The identity of the Eastern Bloc rested on the Warsaw Pact and Comecon, the formal agreements bonding many of the member nations together. Countries had often come and gone, but the core group persevered. Symbolically, the Berlin Wall of East Germany tangibly represented those final years. Citizens strove to immigrate en masse to western controlled nations, even under the threat of death.

berlin wall
Remnant of the Berlin Wall in Germany that divided Germany into East and West Germany.

Despite decades of suppression, the number of protests and revolting parties overwhelmed the Eastern Bloc’s ability to stay intact. The latter years of the Eastern Bloc are marked by the last leader of the USSR, Gorbachev, attempting to liberalize and reform. These measures aimed to reconcile with western forces to address economic disparity and public discontent but were simply not enough, and by 1990, the Eastern Bloc disintegrated.

Time creates a comfortable distance that allows students and scholars to ruminate over the merits and failures of the leaders and people groups who sculpted the past. From the perspective of political parties, the results of new policies during unstable times are not always immediately clear. Moreover, a policy that might create short-term prosperity might have devastating long-term consequences, such as the exploitation of limited natural resources.

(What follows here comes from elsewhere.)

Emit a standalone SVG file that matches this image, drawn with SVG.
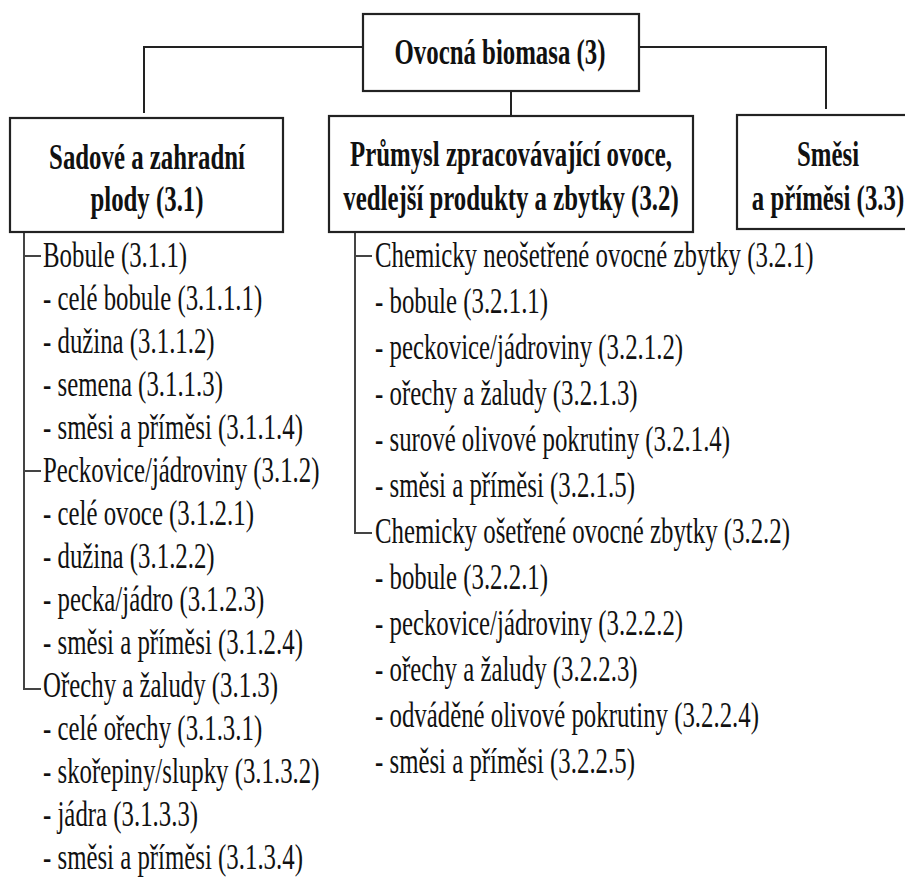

While it is impossible to state whether the leaders of Western and Eastern Bloc ideology always had the purest of intentions, the reality is that many of those involved simply desired a better life for themselves, their family, and their fellow countrymen. The Eastern Bloc united in hopes that feudalistic policies could be completely overturned in favor of populist interests; in many ways, that goal was accomplished, and in many ways, that goal failed. The echoes and tensions of our 20th-century precursors still reverberate today, and an approach focused on “Peace, Land, and Bread” will forever be a noble one.